- Job -
Return only the number of lines that hold "matplotlib".

Start of Recorded data

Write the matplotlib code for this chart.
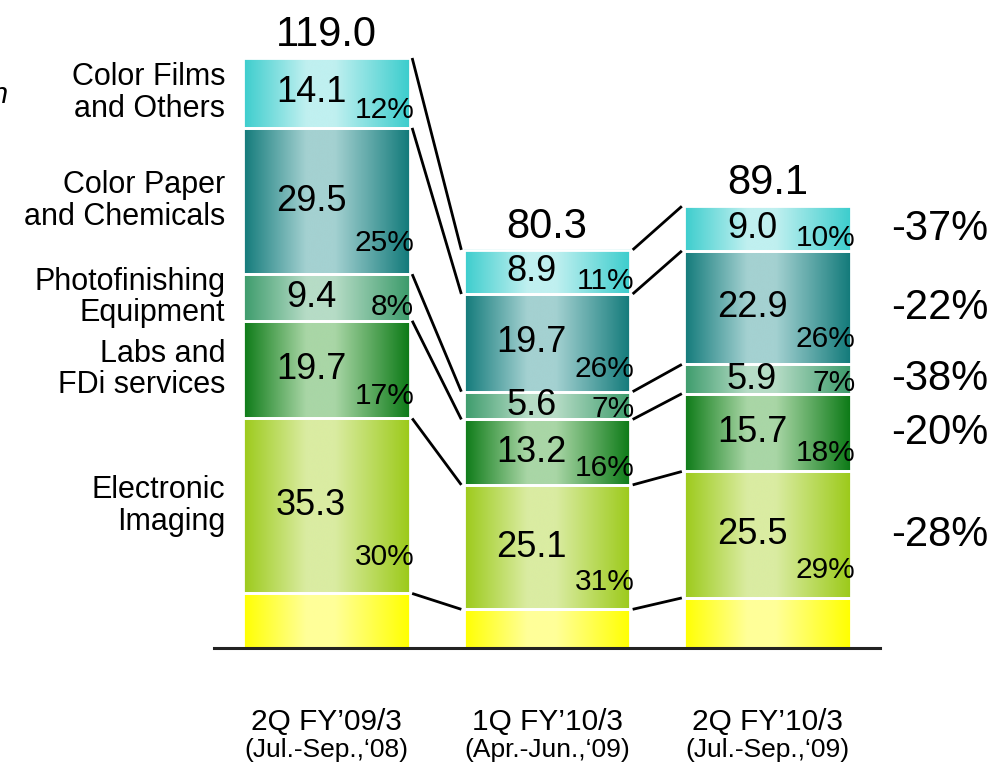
import numpy as np
import matplotlib
matplotlib.use("Agg")
import matplotlib.pyplot as plt
from matplotlib.colors import LinearSegmentedColormap

plt.rcParams['font.family'] = ['Liberation Sans', 'DejaVu Sans']

# quarters along the x axis
periods = ["2Q FY\u201909/3", "1Q FY\u201910/3", "2Q FY\u201910/3"]
period_ranges = ["(Jul.-Sep.,\u201808)", "(Apr.-Jun.,\u201809)", "(Jul.-Sep.,\u201809)"]

# sales by segment (billion yen), bottom to top
totals = [119.0, 80.3, 89.1]
electronic = [35.3, 25.1, 25.5]
labs = [19.7, 13.2, 15.7]
photofinishing = [9.4, 5.6, 5.9]
paper = [29.5, 19.7, 22.9]
films = [14.1, 8.9, 9.0]

# share of total (%)
electronic_pct = [30, 31, 29]
labs_pct = [17, 16, 18]
photofinishing_pct = [8, 7, 7]
paper_pct = [25, 26, 26]
films_pct = [12, 11, 10]

segment_names = ["Electronic\nImaging", "Labs and\nFDi services",
                 "Photofinishing\nEquipment", "Color Paper\nand Chemicals",
                 "Color Films\nand Others"]
# year-on-year change, bottom to top
changes = ["-28%", "-20%", "-38%", "-22%", "-37%"]

# remainder at the bottom of each bar
named = [electronic, labs, photofinishing, paper, films]
other = [round(t - sum(s[i] for s in named), 1) for i, t in enumerate(totals)]

stack = [other, electronic, labs, photofinishing, paper, films]
shares = [None, electronic_pct, labs_pct, photofinishing_pct, paper_pct, films_pct]

# (edge colour, centre colour) for the horizontal gradients
fills = [
    ("#ffff00", "#ffff99"),
    ("#9cca1a", "#daeca2"),
    ("#0c7a16", "#a9d6a6"),
    ("#3c9b6b", "#b6dcc6"),
    ("#127a7a", "#a4d1d1"),
    ("#3ccdcd", "#c0f0f0"),
]

fig = plt.figure(figsize=(9.92, 7.64), dpi=100)
ax = fig.add_axes([0, 0, 1, 1])

x = np.arange(len(totals))
width = 0.757
grad = np.linspace(0, 1, 256).reshape(1, -1)

tops = []
for i, xi in enumerate(x):
    bottom = 0.0
    bar_tops = []
    for k, seg in enumerate(stack):
        v = seg[i]
        edge, light = fills[k]
        cmap = LinearSegmentedColormap.from_list(
            f"seg{k}", [(0, edge), (0.38, light), (0.55, light), (1, edge)])
        ax.imshow(grad, cmap=cmap, aspect='auto', interpolation='bicubic',
                  extent=(xi - width / 2, xi + width / 2, bottom, bottom + v),
                  zorder=1)
        ax.bar(xi, v, width, bottom=bottom, facecolor='none',
               edgecolor='white', linewidth=2, zorder=2)
        if shares[k] is not None:
            ax.text(xi - 0.07, bottom + v / 2, f"{v:.1f}", ha='center',
                    va='center', fontsize=26, zorder=4)
            ax.text(xi + width / 2 + 0.02, bottom + 0.18 * v + 1.0,
                    f"{shares[k][i]}%", ha='right', va='center', fontsize=21.5,
                    zorder=4)
        bottom += v
        bar_tops.append(bottom)
    tops.append(bar_tops)
    ax.text(xi, totals[i] + 2.4, f"{totals[i]:.1f}", ha='center',
            va='baseline', fontsize=30)

# connectors between matching segment tops of neighbouring bars
for i in range(len(x) - 1):
    for a, b in zip(tops[i], tops[i + 1]):
        ax.plot([x[i] + width / 2 + 0.01, x[i + 1] - width / 2 - 0.01],
                [a, b], color='black', linewidth=2, zorder=3,
                solid_capstyle='butt')

# segment names beside the first bar
for k in range(1, len(stack)):
    lo = tops[0][k - 1]
    hi = tops[0][k]
    ax.text(x[0] - width / 2 - 0.08, (lo + hi) / 2, segment_names[k - 1],
            ha='right', va='center', fontsize=22, linespacing=1.05)

# year-on-year change beside the last bar
for k in range(1, len(stack)):
    lo = tops[-1][k - 1]
    hi = tops[-1][k]
    ax.text(x[-1] + width / 2 + 0.18, (lo + hi) / 2, changes[k - 1],
            ha='left', va='center', fontsize=30)

# baseline
ax.plot([x[0] - width / 2 - 0.13, x[-1] + width / 2 + 0.13], [0, 0],
        color='#222222', linewidth=2.2, zorder=3)

for xi, p, r in zip(x, periods, period_ranges):
    ax.text(xi, -16.5, p, ha='center', va='baseline', fontsize=21.5)
    ax.text(xi, -22.0, r, ha='center', va='baseline', fontsize=19)

ax.text(-1.445, 111.5, "Billion yen", ha='right', va='center', fontsize=21,
        style='italic')

ax.set_xlim(-326.5 / 220.5, (992 - 326.5) / 220.5)
ax.set_ylim(-(764 - 648) / 4.958, 648 / 4.958)
ax.axis('off')

fig.savefig("out.png", dpi=100)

End of Recorded data

- Complete response -
5